Work to complete> Working from the top of the listing below, retype each line through the line containing "yscale = alt.Scale(domain=[0, 1], nice=False)", both included, with no pictures.

Dataset section>
□ □ □ □ □ □ □
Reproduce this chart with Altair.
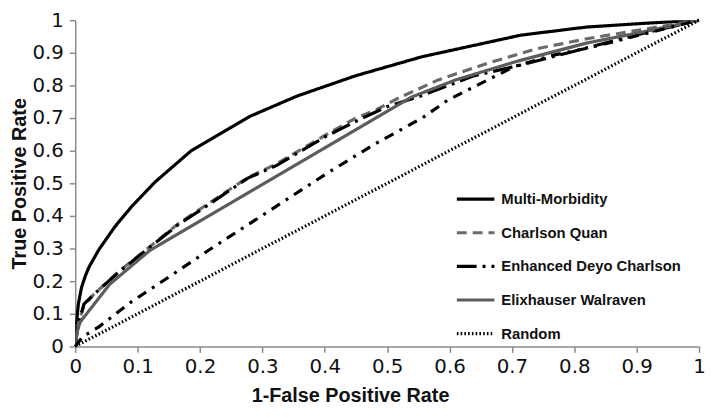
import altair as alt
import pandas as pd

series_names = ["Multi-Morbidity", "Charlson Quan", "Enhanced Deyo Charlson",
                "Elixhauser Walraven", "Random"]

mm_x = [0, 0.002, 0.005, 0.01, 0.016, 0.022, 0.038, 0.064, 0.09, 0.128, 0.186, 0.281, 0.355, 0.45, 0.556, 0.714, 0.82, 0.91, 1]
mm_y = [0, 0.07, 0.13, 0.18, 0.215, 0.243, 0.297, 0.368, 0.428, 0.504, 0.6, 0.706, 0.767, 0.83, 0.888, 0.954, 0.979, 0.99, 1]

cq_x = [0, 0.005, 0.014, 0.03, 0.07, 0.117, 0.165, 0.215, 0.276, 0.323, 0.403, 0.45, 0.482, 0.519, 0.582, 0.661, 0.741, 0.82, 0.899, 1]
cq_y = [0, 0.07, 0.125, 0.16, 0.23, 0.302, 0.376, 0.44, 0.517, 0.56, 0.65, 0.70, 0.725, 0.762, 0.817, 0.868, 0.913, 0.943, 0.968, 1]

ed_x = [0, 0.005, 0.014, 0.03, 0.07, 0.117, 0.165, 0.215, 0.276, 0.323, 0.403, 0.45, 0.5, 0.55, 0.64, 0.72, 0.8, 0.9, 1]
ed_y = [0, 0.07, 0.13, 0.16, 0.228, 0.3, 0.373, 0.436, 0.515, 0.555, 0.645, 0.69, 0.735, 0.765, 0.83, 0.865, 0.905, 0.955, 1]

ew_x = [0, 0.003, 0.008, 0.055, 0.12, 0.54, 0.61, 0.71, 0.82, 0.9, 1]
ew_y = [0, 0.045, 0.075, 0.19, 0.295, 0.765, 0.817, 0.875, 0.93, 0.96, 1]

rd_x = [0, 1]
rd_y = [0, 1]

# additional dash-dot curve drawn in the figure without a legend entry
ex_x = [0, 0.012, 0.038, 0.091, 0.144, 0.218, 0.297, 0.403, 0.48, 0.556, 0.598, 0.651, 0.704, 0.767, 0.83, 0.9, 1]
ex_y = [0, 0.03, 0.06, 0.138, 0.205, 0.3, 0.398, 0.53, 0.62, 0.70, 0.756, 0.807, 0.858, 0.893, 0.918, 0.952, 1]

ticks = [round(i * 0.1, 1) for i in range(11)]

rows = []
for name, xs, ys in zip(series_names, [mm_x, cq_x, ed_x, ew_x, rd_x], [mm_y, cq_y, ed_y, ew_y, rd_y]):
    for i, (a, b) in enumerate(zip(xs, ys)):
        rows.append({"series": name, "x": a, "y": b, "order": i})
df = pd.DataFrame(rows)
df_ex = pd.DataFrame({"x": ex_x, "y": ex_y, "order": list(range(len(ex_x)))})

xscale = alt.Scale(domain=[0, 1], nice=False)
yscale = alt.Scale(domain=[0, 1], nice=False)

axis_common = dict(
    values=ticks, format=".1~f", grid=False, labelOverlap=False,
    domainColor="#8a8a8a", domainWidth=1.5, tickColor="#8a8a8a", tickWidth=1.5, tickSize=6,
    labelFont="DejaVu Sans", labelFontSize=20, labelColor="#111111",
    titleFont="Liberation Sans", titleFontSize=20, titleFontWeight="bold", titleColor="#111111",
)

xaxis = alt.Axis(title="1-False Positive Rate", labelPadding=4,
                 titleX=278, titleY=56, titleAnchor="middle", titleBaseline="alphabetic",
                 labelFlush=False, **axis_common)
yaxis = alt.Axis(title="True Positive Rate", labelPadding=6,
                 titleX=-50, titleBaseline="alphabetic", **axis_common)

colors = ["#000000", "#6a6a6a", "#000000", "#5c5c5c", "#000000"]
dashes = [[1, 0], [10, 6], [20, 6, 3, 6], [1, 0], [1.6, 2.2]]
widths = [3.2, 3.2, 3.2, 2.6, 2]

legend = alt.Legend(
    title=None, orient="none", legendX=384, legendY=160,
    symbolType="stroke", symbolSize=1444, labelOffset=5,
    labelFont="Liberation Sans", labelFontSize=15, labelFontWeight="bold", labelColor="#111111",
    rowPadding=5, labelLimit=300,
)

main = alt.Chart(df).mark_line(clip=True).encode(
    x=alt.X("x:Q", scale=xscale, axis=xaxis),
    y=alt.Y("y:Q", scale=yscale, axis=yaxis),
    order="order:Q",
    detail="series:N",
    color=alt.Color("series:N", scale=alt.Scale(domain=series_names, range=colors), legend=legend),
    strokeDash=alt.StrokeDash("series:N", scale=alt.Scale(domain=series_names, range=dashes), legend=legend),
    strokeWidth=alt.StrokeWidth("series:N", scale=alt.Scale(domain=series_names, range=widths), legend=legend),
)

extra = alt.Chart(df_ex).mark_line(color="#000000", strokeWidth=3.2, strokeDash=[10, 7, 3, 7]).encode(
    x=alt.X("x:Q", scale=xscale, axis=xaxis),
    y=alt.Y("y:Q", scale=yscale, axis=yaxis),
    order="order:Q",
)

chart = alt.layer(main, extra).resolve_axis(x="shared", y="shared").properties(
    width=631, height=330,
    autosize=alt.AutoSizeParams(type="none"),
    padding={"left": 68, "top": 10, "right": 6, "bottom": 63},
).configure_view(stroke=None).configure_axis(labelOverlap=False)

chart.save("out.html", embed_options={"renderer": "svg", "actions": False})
□ □ □ □ □ □ □
Answer>
Reproduce this chart with Altair.
import altair as alt
import pandas as pd

series_names = ["Multi-Morbidity", "Charlson Quan", "Enhanced Deyo Charlson",
                "Elixhauser Walraven", "Random"]

mm_x = [0, 0.002, 0.005, 0.01, 0.016, 0.022, 0.038, 0.064, 0.09, 0.128, 0.186, 0.281, 0.355, 0.45, 0.556, 0.714, 0.82, 0.91, 1]
mm_y = [0, 0.07, 0.13, 0.18, 0.215, 0.243, 0.297, 0.368, 0.428, 0.504, 0.6, 0.706, 0.767, 0.83, 0.888, 0.954, 0.979, 0.99, 1]

cq_x = [0, 0.005, 0.014, 0.03, 0.07, 0.117, 0.165, 0.215, 0.276, 0.323, 0.403, 0.45, 0.482, 0.519, 0.582, 0.661, 0.741, 0.82, 0.899, 1]
cq_y = [0, 0.07, 0.125, 0.16, 0.23, 0.302, 0.376, 0.44, 0.517, 0.56, 0.65, 0.70, 0.725, 0.762, 0.817, 0.868, 0.913, 0.943, 0.968, 1]

ed_x = [0, 0.005, 0.014, 0.03, 0.07, 0.117, 0.165, 0.215, 0.276, 0.323, 0.403, 0.45, 0.5, 0.55, 0.64, 0.72, 0.8, 0.9, 1]
ed_y = [0, 0.07, 0.13, 0.16, 0.228, 0.3, 0.373, 0.436, 0.515, 0.555, 0.645, 0.69, 0.735, 0.765, 0.83, 0.865, 0.905, 0.955, 1]

ew_x = [0, 0.003, 0.008, 0.055, 0.12, 0.54, 0.61, 0.71, 0.82, 0.9, 1]
ew_y = [0, 0.045, 0.075, 0.19, 0.295, 0.765, 0.817, 0.875, 0.93, 0.96, 1]

rd_x = [0, 1]
rd_y = [0, 1]

# additional dash-dot curve drawn in the figure without a legend entry
ex_x = [0, 0.012, 0.038, 0.091, 0.144, 0.218, 0.297, 0.403, 0.48, 0.556, 0.598, 0.651, 0.704, 0.767, 0.83, 0.9, 1]
ex_y = [0, 0.03, 0.06, 0.138, 0.205, 0.3, 0.398, 0.53, 0.62, 0.70, 0.756, 0.807, 0.858, 0.893, 0.918, 0.952, 1]

ticks = [round(i * 0.1, 1) for i in range(11)]

rows = []
for name, xs, ys in zip(series_names, [mm_x, cq_x, ed_x, ew_x, rd_x], [mm_y, cq_y, ed_y, ew_y, rd_y]):
    for i, (a, b) in enumerate(zip(xs, ys)):
        rows.append({"series": name, "x": a, "y": b, "order": i})
df = pd.DataFrame(rows)
df_ex = pd.DataFrame({"x": ex_x, "y": ex_y, "order": list(range(len(ex_x)))})

xscale = alt.Scale(domain=[0, 1], nice=False)
yscale = alt.Scale(domain=[0, 1], nice=False)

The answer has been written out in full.